Dálio assumiu o caso na manhã do dia 3 de julho de 1992 e foi afastado no dia 21 de julho. No dia 27 de julho dois advogados assumem o caso, o Dr. Ronaldo Albizu Drummond de Carvalho e Moacir Correa. Dia 28 de julho as Abagge prestaram depoimento a juíza Anésia Edith Kowalski pela primeira vez. A impressão é que a família abagge não estava satisfeita com o trabalho de dálio e preferiram afastá-lo do caso. Não podemos ter certeza das motivações que levaram até essa escolha ou se algum membro da família realmente ameaçou Dálio de morte. A dispensa dos serviços do advogado não foi amigável, como podemos ver no documento que ele redigiu dia 27 de julho de 1992.
Talvez isso tenha afetada as memórias dele, levando-o a ignorar as ocasiões que ele mesmo mencionou as alegações de tortura. No júri de 1998, Beatriz afirma que demorou pra dizer para a sua mãe sobre ter sido violentada e que ela não sabia do fato durante os exames de lesões corporais feito no IML e ao que parece a uma insinuação a menção de estupro apenas do depoimento realizado com a juíza Anésia no dia 28 de julho de 1992, quando Dálio não era mais advogado delas.
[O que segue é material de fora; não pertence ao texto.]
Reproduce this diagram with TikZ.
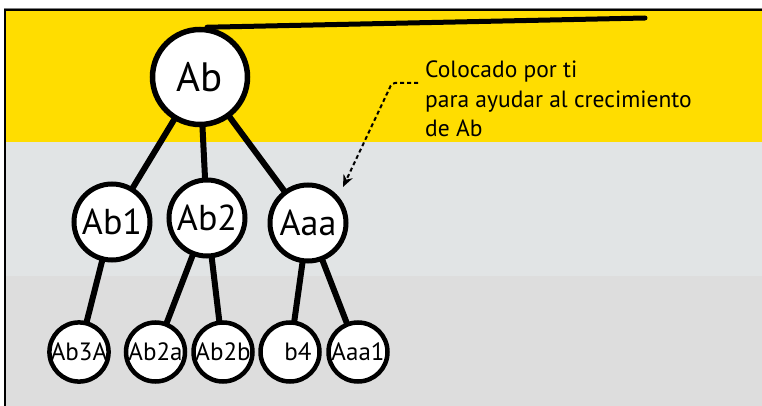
\documentclass[tikz,border=0pt]{standalone}
\usepackage{fontspec}
\setmainfont{PT Sans}
\usetikzlibrary{arrows.meta}
\definecolor{bandyellow}{RGB}{255,221,0}
\definecolor{bandgray}{RGB}{225,228,229}
\definecolor{bandlow}{RGB}{221,221,221}
\begin{document}
\begin{tikzpicture}[x=1pt,y=-1pt,
  bignode/.style={circle,draw=black,fill=white,line width=5.5pt,minimum size=95pt,inner sep=0pt,font=\fontsize{41}{44}\selectfont},
  midnode/.style={circle,draw=black,fill=white,line width=5pt,minimum size=76pt,inner sep=0pt,font=\fontsize{36}{40}\selectfont},
  leafnode/.style={circle,draw=black,fill=white,line width=4.5pt,minimum size=59pt,inner sep=0pt,font=\fontsize{25}{28}\selectfont},
  edge/.style={line width=6pt,black},
  note/.style={anchor=north west,align=left,inner sep=0pt,font=\fontsize{23.5}{29.5}\selectfont}]
\useasboundingbox (0,0) rectangle (762,406);
% background bands
\fill[bandyellow] (5,10) rectangle (762,142);
\fill[bandgray] (5,142) rectangle (762,276);
\fill[bandlow] (5,276) rectangle (762,406);
\draw[gray,line width=1pt] (4,9) -- (762,9);
\draw[black,line width=2pt] (5,10) -- (762,10);
\draw[black,line width=2pt] (5,9) -- (5,406);
% node positions
\coordinate (pAb) at (200,77);
\coordinate (pAb1) at (112,222);
\coordinate (pAb2) at (207,218);
\coordinate (pAaa) at (308,223);
\coordinate (pAb3A) at (79,352);
\coordinate (pAb2a) at (155.5,352);
\coordinate (pAb2b) at (223,352);
\coordinate (pb4) at (290,352);
\coordinate (pAaa1) at (358,352);
% edges (behind nodes)
\draw[edge] (pAb) -- (pAb1);
\draw[edge] (pAb) -- (pAb2);
\draw[edge] (pAb) -- (pAaa);
\draw[edge] (pAb1) -- (pAb3A);
\draw[edge] (pAb2) -- (pAb2a);
\draw[edge] (pAb2) -- (pAb2b);
\draw[edge] (pAaa) -- (pb4);
\draw[edge] (pAaa) -- (pAaa1);
% nodes
\node[bignode] (Ab) at (pAb) {Ab};
\node[midnode] (Ab1) at (pAb1) {Ab1};
\node[midnode] (Ab2) at (pAb2) {Ab2};
\node[midnode] (Aaa) at (pAaa) {Aaa};
\node[leafnode] (Ab3A) at (pAb3A) {Ab3A};
\node[leafnode] (Ab2a) at (pAb2a) {Ab2a};
\node[leafnode] (Ab2b) at (pAb2b) {Ab2b};
\node[leafnode] (b4) at (pb4) {\hspace*{16pt}b4};
\node[leafnode] (Aaa1) at (pAaa1) {Aaa1};
% top line and note
\coordinate (lineend) at (645,18);
\coordinate (notestart) at (418,83);
\coordinate (bend) at (392,83);
\coordinate (arrowtip) at (343,187);
\node[note] (txt) at (425,61) {Colocado por ti\\para ayudar al crecimiento\\de Ab};
\draw[line width=5pt,line cap=round] (Ab.82) -- (lineend);
\draw[line width=2pt,dash pattern=on 4pt off 3pt,rounded corners=3pt,-{Stealth[length=12pt,width=10pt]}] (notestart) -- (bend) -- (arrowtip);
\end{tikzpicture}
\end{document}
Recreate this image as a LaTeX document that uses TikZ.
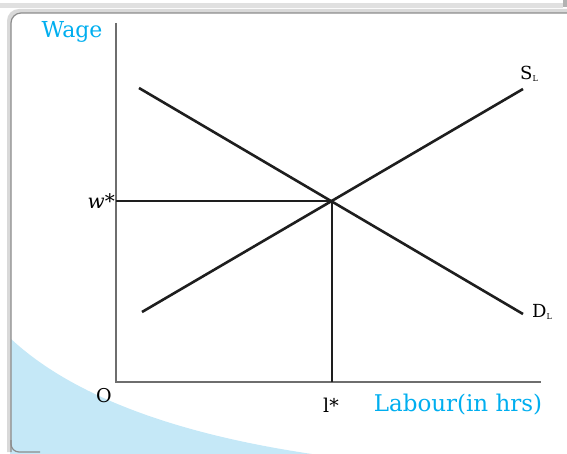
\documentclass[tikz,border=0pt]{standalone}
\usepackage{fontspec}
\setmainfont{DejaVu Serif}
\definecolor{axiscyan}{RGB}{0,174,239}
\definecolor{swoosh}{RGB}{197,232,247}
\definecolor{axisgrey}{RGB}{110,110,110}
\definecolor{curvedark}{RGB}{30,30,30}
\begin{document}
\begin{tikzpicture}[x=1pt,y=-1pt,
  axisline/.style={draw=axisgrey,line width=2.6pt},
  curveline/.style={draw=curvedark,line width=2.6pt},
  cyanlabel/.style={text=axiscyan,font=\fontsize{22}{22}\selectfont,inner sep=0pt},
  blacklabel/.style={text=black,font=\fontsize{19}{19}\selectfont,inner sep=0pt}]
\useasboundingbox (0,0) rectangle (567,454);
\begin{scope}
\clip (0,0) rectangle (567,454);
% back frame shadow
\fill[black!12] (0,3) rectangle (563,8);
\fill[black!30] (563,0) rectangle (567,7);
% blue swoosh
\fill[swoosh] (10,338) .. controls (60,385) and (150,430) .. (312,454) -- (10,454) -- cycle;
% main frame
\draw[black!15,line width=4pt,rounded corners=10] (9,452) -- (9,11) -- (600,11);
\draw[black!45,line width=1.2pt,rounded corners=10] (11,452) -- (11,13) -- (600,13);
\draw[black!45,line width=1.2pt,rounded corners=8] (11,440) -- (11,452) -- (40,452);
\end{scope}
% axes
\coordinate (ytop) at (116,23);
\coordinate (origin) at (116,382);
\coordinate (xend) at (541,382);
\draw[axisline] (ytop) -- (origin) -- (xend);
% curves
\coordinate (s1) at (142,312);
\coordinate (s2) at (523,89);
\coordinate (d1) at (139,88);
\coordinate (d2) at (523,314);
\draw[curveline] (s1) -- (s2);
\draw[curveline] (d1) -- (d2);
\coordinate (eq) at (332,201);
\coordinate (weq) at (116,201);
\coordinate (leq) at (332,382);
\draw[curveline] (weq) -- (eq) -- (leq);
% labels
\node[cyanlabel] (wage) at (72,32) {Wage};
\node[cyanlabel,font=\fontsize{23}{23}\selectfont] (labour) at (458,405) {Labour(in hrs)};
\node[blacklabel,anchor=east,font=\fontsize{20}{20}\selectfont] (wstar) at (115,201) {\textit{w}*};
\node[blacklabel] (O) at (104,396) {O};
\node[blacklabel] (lstar) at (331,405) {l*};
\node[text=black,inner sep=0pt,anchor=west] (SL) at (520,74) {\fontsize{18}{18}\selectfont S\raisebox{-2pt}{\fontsize{8}{8}\selectfont L}};
\node[text=black,inner sep=0pt,anchor=west] (DL) at (532,312) {\fontsize{18}{18}\selectfont D\raisebox{-2pt}{\fontsize{8}{8}\selectfont L}};
\end{tikzpicture}
\end{document}
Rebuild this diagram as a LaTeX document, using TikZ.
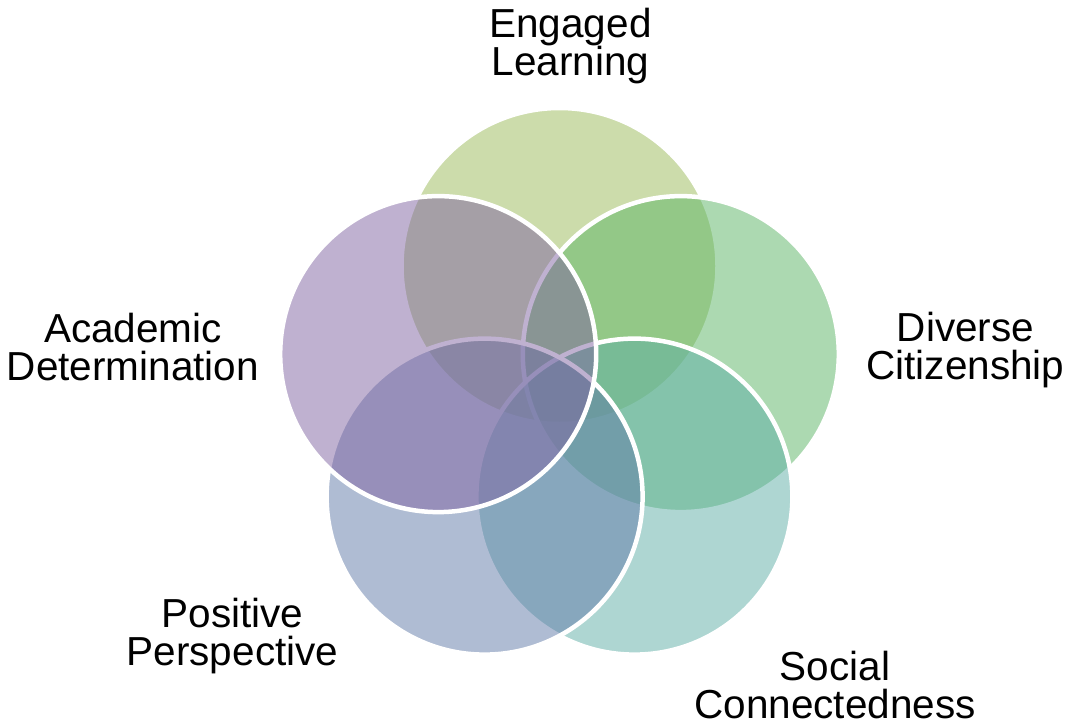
\documentclass[tikz,border=0pt]{standalone}
\usepackage{fontspec}
\setmainfont{Liberation Sans}
\definecolor{cE}{HTML}{9BBB59}
\definecolor{cD}{HTML}{5BB565}
\definecolor{cS}{HTML}{5EAFA6}
\definecolor{cP}{HTML}{617AA9}
\definecolor{cA}{HTML}{8064A2}
\tikzset{
  venn/.style={circle, inner sep=0pt, minimum size=316pt, fill=#1, fill opacity=0.5, draw=white, draw opacity=1, line width=4.5pt},
  lbl/.style={align=center, anchor=base, inner sep=0pt, font=\fontsize{40.5}{38.5}\selectfont, text=black}
}
\begin{document}
\begin{tikzpicture}[x=1pt,y=-1pt]
\useasboundingbox (0,0) rectangle (1069,724);
\fill[white] (0,0) rectangle (1069,724);
\node[venn=cE] (E) at (559.5,266) {};
\node[venn=cD] (D) at (680.8,354.1) {};
\node[venn=cS] (S) at (634.4,496.6) {};
\node[venn=cP] (P) at (484.6,496.6) {};
\node[venn=cA] (A) at (438.2,354.1) {};
\node[lbl] (tE) at (570.5,75.5) {Engaged\\Learning};
\node[lbl] (tD) at (965.5,379.5) {Diverse\\Citizenship};
\node[lbl] (tS) at (835,718.5) {Social\\Connectedness};
\node[lbl] (tP) at (232.5,665.5) {Positive\\Perspective};
\node[lbl] (tA) at (133,380.5) {Academic\\Determination};
\end{tikzpicture}
\end{document}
Beatriz não relata a violência sofrida de forma tão explícita quanto relatou de outras vezes, dizendo que as ameaças dos policiais prosseguiram mesmo com ela negando sua participação no crime e que diante disso um dos policiais tirou sua roupa e ameaçou ela. No depoimento do Dr. Jojima em 1998 ele afirma que mesmo existindo violência sexual às vezes não existem provas externas que comprovem tal acontecimento. Apesar de tudo Dálio sempre acreditou na inocência das Abagge, principalmente levando em consideração tudo que ele pode ouvir e presenciar na época.